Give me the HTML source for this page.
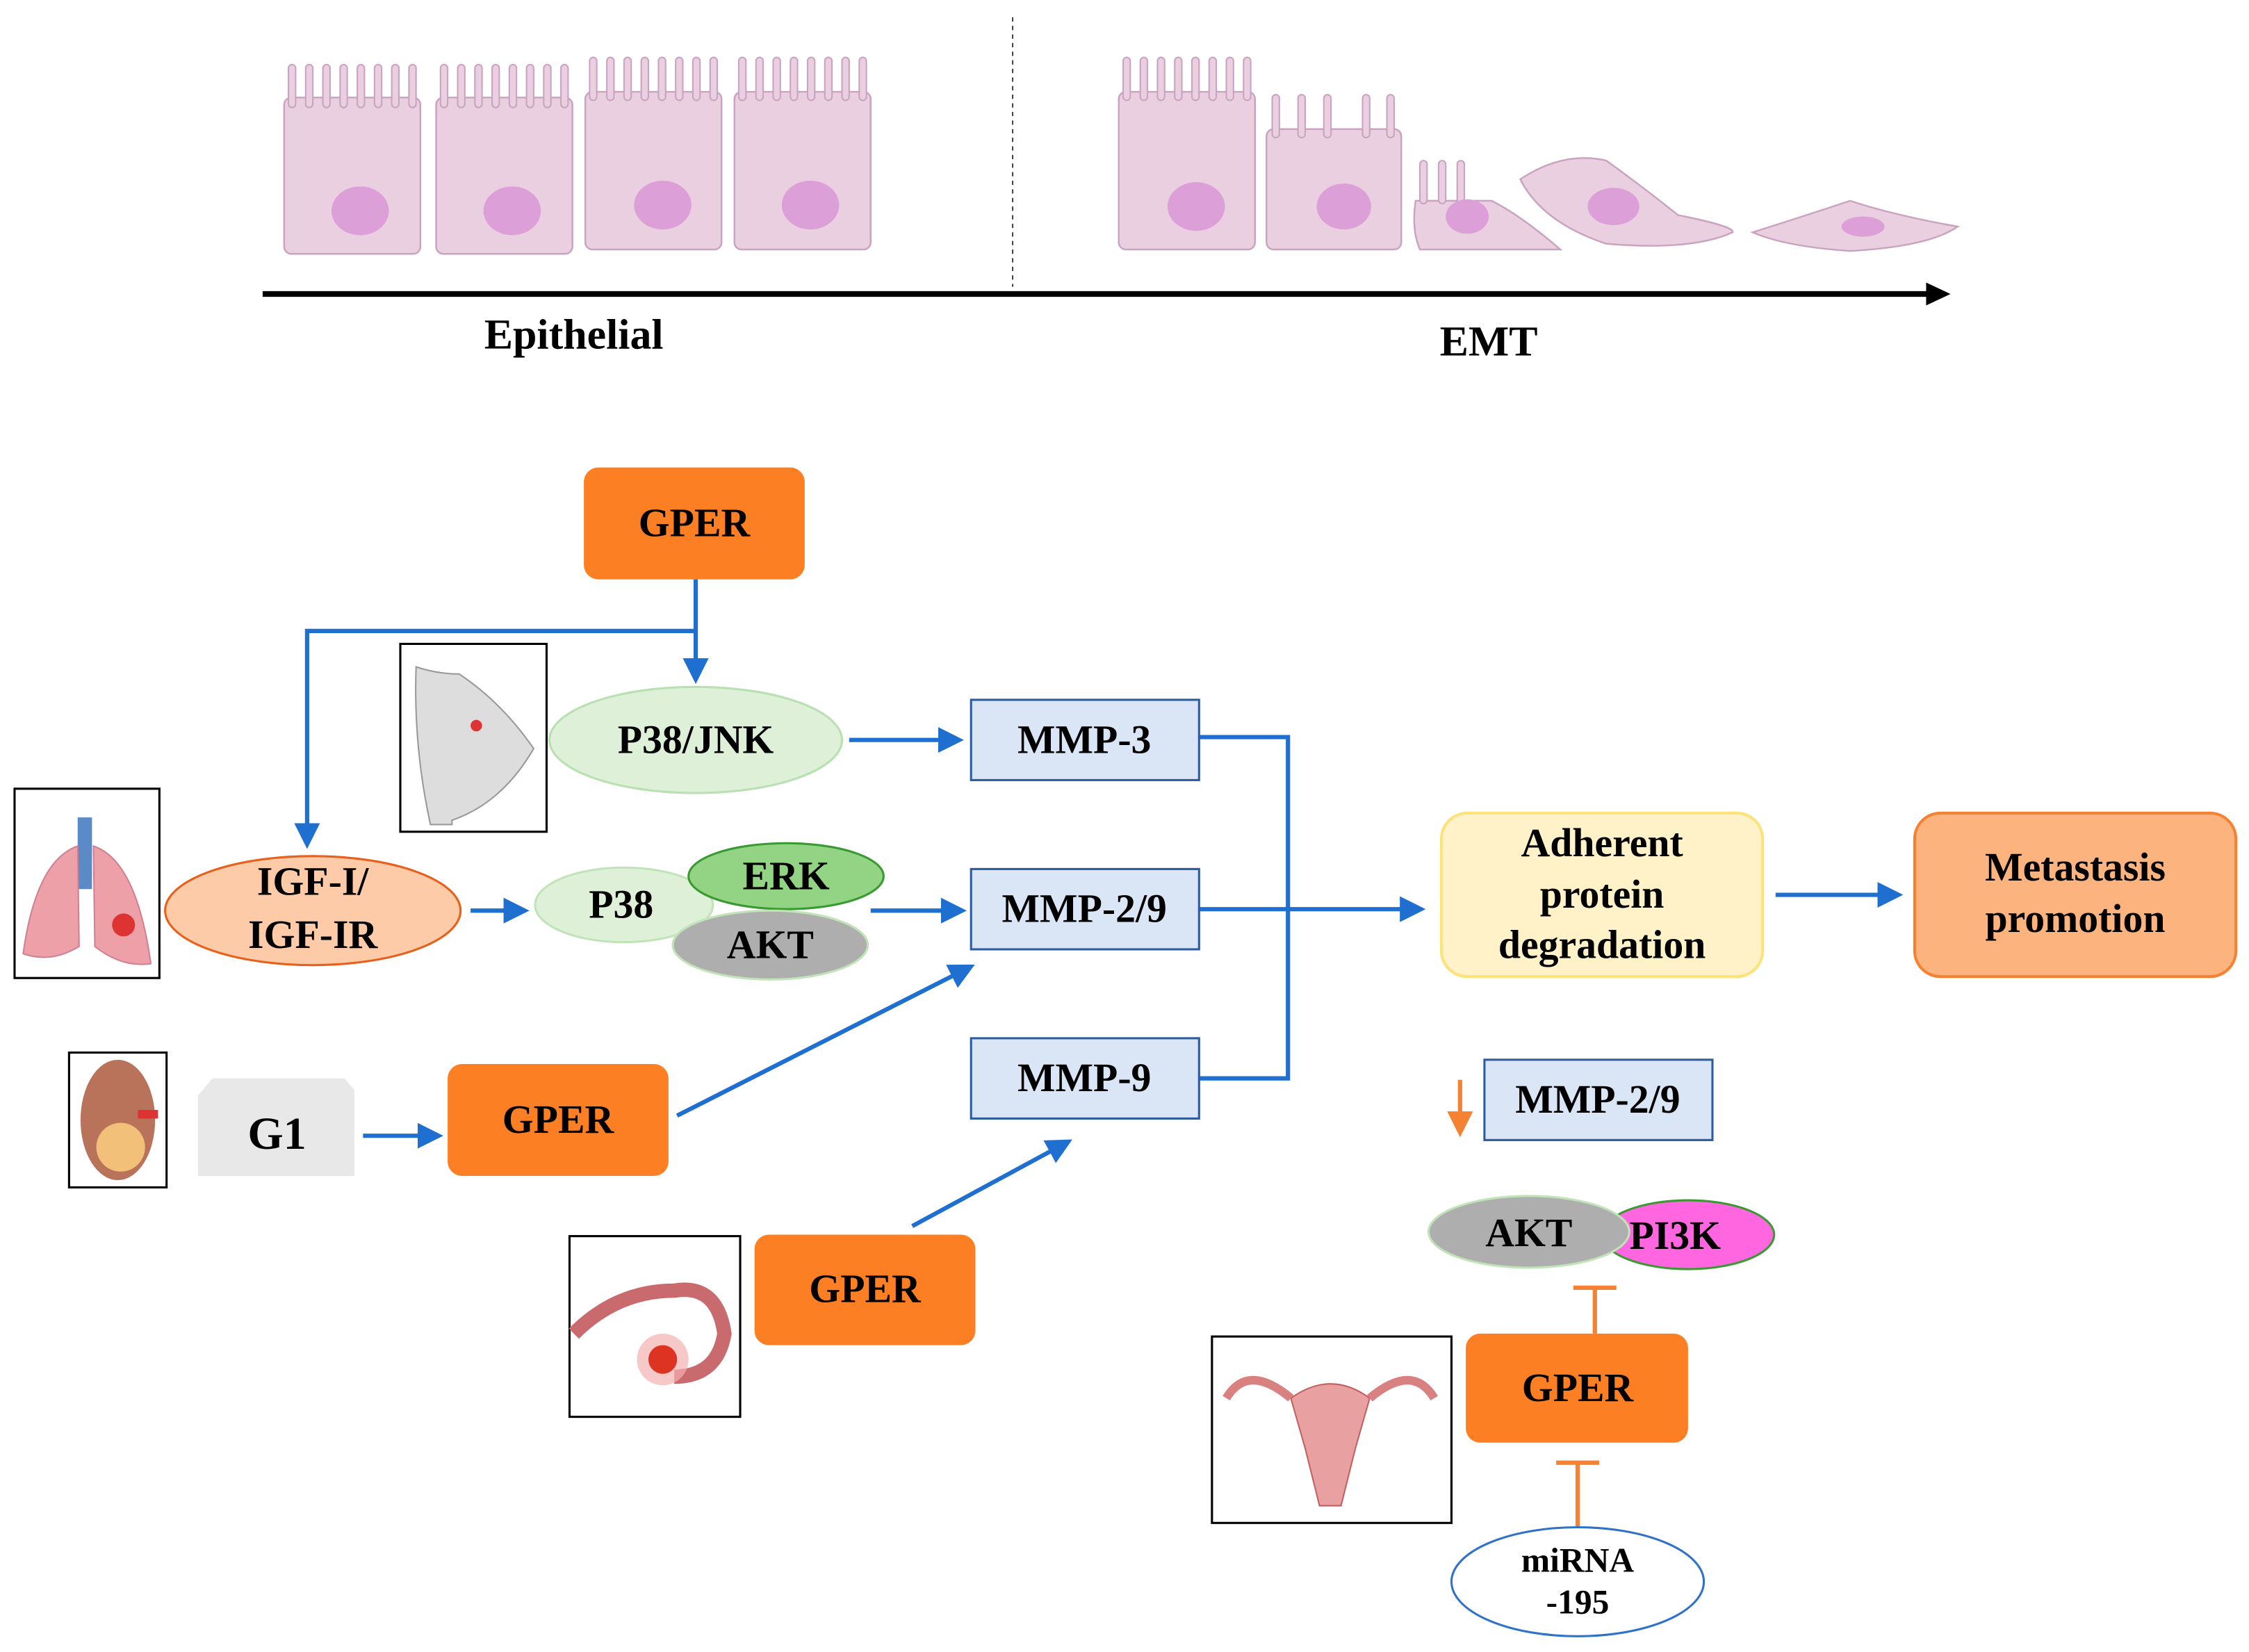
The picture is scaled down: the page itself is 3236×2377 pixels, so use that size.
<!DOCTYPE html>
<html><head><meta charset="utf-8"><style>html,body{margin:0;padding:0;background:#fff}svg{display:block}text{font-family:"Liberation Serif",serif;font-weight:bold;fill:#000;text-anchor:middle}</style></head>
<body>
<svg width="3236" height="2377" viewBox="0 0 1568 1152" xmlns="http://www.w3.org/2000/svg">
<defs>
<marker id="ab" markerWidth="6" markerHeight="6" refX="5" refY="3" orient="auto" markerUnits="strokeWidth"><path d="M0,0 L6,3 L0,6 z" fill="#1f6fd1"/></marker>
<marker id="ao" markerWidth="6" markerHeight="6" refX="5" refY="3" orient="auto" markerUnits="strokeWidth"><path d="M0,0 L6,3 L0,6 z" fill="#f58233"/></marker>
<g id="vil"><rect x="0" y="0" width="5" height="30" rx="2.5" fill="#e9cfe0" stroke="#c9a3c0" stroke-width="1"/></g>
</defs>
<!-- top epithelial cells -->
<g fill="#e9cfe0" stroke="#c9a3c0" stroke-width="1.2">
<rect x="198" y="68" width="95" height="109" rx="5"/>
<rect x="304" y="68" width="95" height="109" rx="5"/>
<rect x="408" y="64" width="95" height="110" rx="5"/>
<rect x="512" y="64" width="95" height="110" rx="5"/>
<rect x="780" y="64" width="95" height="110" rx="5"/>
<rect x="883" y="90" width="94" height="84" rx="5"/>
<path d="M987,140 L1040,140 Q1060,150 1088,174 L990,174 Q984,160 987,140 z"/>
<path d="M1060,125 Q1090,105 1120,112 Q1145,130 1170,150 Q1210,158 1208,162 Q1180,175 1120,170 Q1075,155 1060,125 z"/>
<path d="M1222,162 Q1260,150 1290,140 Q1320,150 1365,158 Q1345,172 1290,175 Q1245,172 1222,162 z"/>
</g>
<g>
<use href="#vil" x="201" y="45"/><use href="#vil" x="213" y="45"/><use href="#vil" x="225" y="45"/><use href="#vil" x="237" y="45"/><use href="#vil" x="249" y="45"/><use href="#vil" x="261" y="45"/><use href="#vil" x="273" y="45"/><use href="#vil" x="285" y="45"/>
<use href="#vil" x="307" y="45"/><use href="#vil" x="319" y="45"/><use href="#vil" x="331" y="45"/><use href="#vil" x="343" y="45"/><use href="#vil" x="355" y="45"/><use href="#vil" x="367" y="45"/><use href="#vil" x="379" y="45"/><use href="#vil" x="391" y="45"/>
<use href="#vil" x="411" y="40"/><use href="#vil" x="423" y="40"/><use href="#vil" x="435" y="40"/><use href="#vil" x="447" y="40"/><use href="#vil" x="459" y="40"/><use href="#vil" x="471" y="40"/><use href="#vil" x="483" y="40"/><use href="#vil" x="495" y="40"/>
<use href="#vil" x="515" y="40"/><use href="#vil" x="527" y="40"/><use href="#vil" x="539" y="40"/><use href="#vil" x="551" y="40"/><use href="#vil" x="563" y="40"/><use href="#vil" x="575" y="40"/><use href="#vil" x="587" y="40"/><use href="#vil" x="599" y="40"/>
<use href="#vil" x="783" y="40"/><use href="#vil" x="795" y="40"/><use href="#vil" x="807" y="40"/><use href="#vil" x="819" y="40"/><use href="#vil" x="831" y="40"/><use href="#vil" x="843" y="40"/><use href="#vil" x="855" y="40"/><use href="#vil" x="867" y="40"/>
<use href="#vil" x="887" y="66"/><use href="#vil" x="905" y="66"/><use href="#vil" x="923" y="66"/><use href="#vil" x="950" y="66"/><use href="#vil" x="967" y="66"/>
<use href="#vil" x="990" y="112"/><use href="#vil" x="1003" y="112"/><use href="#vil" x="1016" y="112"/>
</g>
<g fill="#dd9fd8">
<ellipse cx="251" cy="147" rx="20" ry="17"/><ellipse cx="357" cy="147" rx="20" ry="17"/><ellipse cx="462" cy="143" rx="20" ry="17"/><ellipse cx="565" cy="143" rx="20" ry="17"/>
<ellipse cx="834" cy="144" rx="20" ry="17"/><ellipse cx="937" cy="144" rx="19" ry="16"/><ellipse cx="1023" cy="151" rx="15" ry="12"/><ellipse cx="1125" cy="144" rx="18" ry="13"/><ellipse cx="1299" cy="158" rx="15" ry="7"/>
</g>
<line x1="706" y1="12" x2="706" y2="200" stroke="#444" stroke-width="1" stroke-dasharray="3,3"/>
<line x1="183" y1="205" x2="1345" y2="205" stroke="#000" stroke-width="4"/>
<path d="M1343,197 L1360,205 L1343,213 z" fill="#000"/>
<text x="400" y="243" font-size="30">Epithelial</text>
<text x="1038" y="248" font-size="30">EMT</text>

<!-- connectors -->
<g stroke="#1f6fd1" stroke-width="3" fill="none">
<line x1="485" y1="404" x2="485" y2="474" marker-end="url(#ab)"/>
<polyline points="485,440 214,440 214,589" marker-end="url(#ab)"/>
<line x1="592" y1="516" x2="669" y2="516" marker-end="url(#ab)"/>
<line x1="328" y1="635" x2="366" y2="635" marker-end="url(#ab)"/>
<line x1="607" y1="635" x2="671" y2="635" marker-end="url(#ab)"/>
<polyline points="836,514 898,514 898,752 836,752"/>
<line x1="836" y1="634" x2="991" y2="634" marker-end="url(#ab)"/>
<line x1="1238" y1="624" x2="1324" y2="624" marker-end="url(#ab)"/>
<line x1="253" y1="792" x2="306" y2="792" marker-end="url(#ab)"/>
<line x1="472" y1="778" x2="677" y2="674" marker-end="url(#ab)"/>
<line x1="636" y1="855" x2="745" y2="796" marker-end="url(#ab)"/>
</g>
<g stroke="#f58233" stroke-width="3" fill="none">
<line x1="1018" y1="753" x2="1018" y2="790" marker-end="url(#ao)"/>
<line x1="1112" y1="930" x2="1112" y2="898"/><line x1="1097" y1="898" x2="1127" y2="898"/>
<line x1="1100" y1="1065" x2="1100" y2="1020"/><line x1="1085" y1="1020" x2="1115" y2="1020"/>
</g>

<!-- nodes -->
<rect x="407" y="326" width="154" height="78" rx="10" fill="#fd7f24"/>
<text x="484" y="374" font-size="28">GPER</text>
<ellipse cx="485" cy="516" rx="102" ry="37" fill="#def1d8" stroke="#b8e0b0" stroke-width="1.5"/>
<text x="485" y="525" font-size="28">P38/JNK</text>
<g fill="#dae5f5" stroke="#2f5c9e" stroke-width="1.5">
<rect x="677" y="488" width="159" height="56"/><rect x="677" y="606" width="159" height="56"/><rect x="677" y="724" width="159" height="56"/><rect x="1035" y="739" width="159" height="56"/>
</g>
<text x="756" y="525" font-size="28">MMP-3</text>
<text x="756" y="643" font-size="28">MMP-2/9</text>
<text x="756" y="761" font-size="28">MMP-9</text>
<text x="1114" y="776" font-size="28">MMP-2/9</text>
<ellipse cx="218" cy="635" rx="103" ry="38" fill="#fdcba8" stroke="#e8601c" stroke-width="1.5"/>
<text x="218" y="624" font-size="28">IGF-I/</text><text x="218" y="661" font-size="28">IGF-IR</text>
<ellipse cx="435" cy="631" rx="62" ry="26" fill="#def1d8" stroke="#c0e4b8" stroke-width="1.5"/>
<text x="433" y="640" font-size="28">P38</text>
<ellipse cx="548" cy="611" rx="68" ry="23" fill="#93d384" stroke="#3a9a32" stroke-width="1.5"/>
<text x="548" y="620" font-size="28">ERK</text>
<ellipse cx="537" cy="659" rx="68" ry="24" fill="#aeaeae" stroke="#c0e4b8" stroke-width="1.5"/>
<text x="537" y="668" font-size="28">AKT</text>
<rect x="1005" y="567" width="224" height="114" rx="18" fill="#fff1c8" stroke="#fde27a" stroke-width="2"/>
<text x="1117" y="597" font-size="28">Adherent</text><text x="1117" y="633" font-size="28">protein</text><text x="1117" y="668" font-size="28">degradation</text>
<rect x="1335" y="567" width="224" height="114" rx="18" fill="#fdb37e" stroke="#f58233" stroke-width="2"/>
<text x="1447" y="614" font-size="28">Metastasis</text><text x="1447" y="650" font-size="28">promotion</text>
<path d="M148,752 L240,752 L247,760 L247,820 L138,820 L138,764 z" fill="#e8e8e8"/>
<text x="193" y="801" font-size="32">G1</text>
<rect x="312" y="742" width="154" height="78" rx="10" fill="#fd7f24"/>
<text x="389" y="790" font-size="28">GPER</text>
<rect x="526" y="861" width="154" height="77" rx="10" fill="#fd7f24"/>
<text x="603" y="908" font-size="28">GPER</text>
<ellipse cx="1177" cy="861" rx="60" ry="24" fill="#ff66e0" stroke="#3a9a32" stroke-width="1.5"/>
<ellipse cx="1066" cy="859" rx="70" ry="25" fill="#aeaeae" stroke="#c0e4b8" stroke-width="1.5"/>
<text x="1066" y="869" font-size="28">AKT</text><text x="1168" y="871" font-size="28">PI3K</text>
<rect x="1022" y="930" width="155" height="76" rx="10" fill="#fd7f24"/>
<text x="1100" y="977" font-size="28">GPER</text>
<ellipse cx="1100" cy="1103" rx="88" ry="38" fill="#fff" stroke="#2f72c8" stroke-width="1.5"/>
<text x="1100" y="1096" font-size="24">miRNA</text><text x="1100" y="1125" font-size="24">-195</text>

<!-- image boxes -->
<g fill="#fff" stroke="#000" stroke-width="1.5">
<rect x="279" y="449" width="102" height="131"/>
<rect x="10" y="550" width="101" height="132"/>
<rect x="48" y="734" width="68" height="94"/>
<rect x="397" y="862" width="119" height="126"/>
<rect x="845" y="932" width="167" height="130"/>
</g>
<!-- breast -->
<path d="M290,465 Q305,470 320,470 Q350,490 372,522 Q350,560 315,572 L315,575 L300,575 Q288,520 290,465 z" fill="#ddd" stroke="#999"/>
<circle cx="332" cy="506" r="4" fill="#d33"/>
<!-- lung -->
<rect x="54" y="570" width="10" height="50" fill="#5a8ac8"/>
<path d="M54,590 Q25,600 16,665 Q35,672 55,660 z" fill="#eda0a8" stroke="#d08090"/>
<path d="M65,590 Q95,600 105,672 Q85,675 66,660 z" fill="#eda0a8" stroke="#d08090"/>
<circle cx="86" cy="645" r="8" fill="#d33"/>
<!-- kidney -->
<ellipse cx="82" cy="781" rx="26" ry="42" fill="#b8735a"/>
<circle cx="84" cy="800" r="17" fill="#f3c07a"/>
<rect x="96" y="774" width="14" height="6" fill="#d33"/>
<!-- ovary -->
<path d="M400,930 Q430,900 470,900 Q500,895 505,930 Q500,960 470,960" fill="none" stroke="#c96a6e" stroke-width="10"/>
<circle cx="462" cy="948" r="18" fill="#f4b0b0" opacity="0.7"/>
<circle cx="462" cy="948" r="10" fill="#d32"/>
<!-- uterus -->
<path d="M900,975 Q928,955 955,975 L945,1010 L935,1050 L920,1050 L910,1010 z" fill="#e9a0a0" stroke="#c06060"/>
<path d="M900,975 Q870,950 855,975 M955,975 Q985,950 1000,975" fill="none" stroke="#d98080" stroke-width="6"/>
</svg>
</body></html>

Written exercise: Where a line holds "page", copy that line.

Correct answer:
Give me the HTML source for this page.
The picture is scaled down: the page itself is 3236×2377 pixels, so use that size.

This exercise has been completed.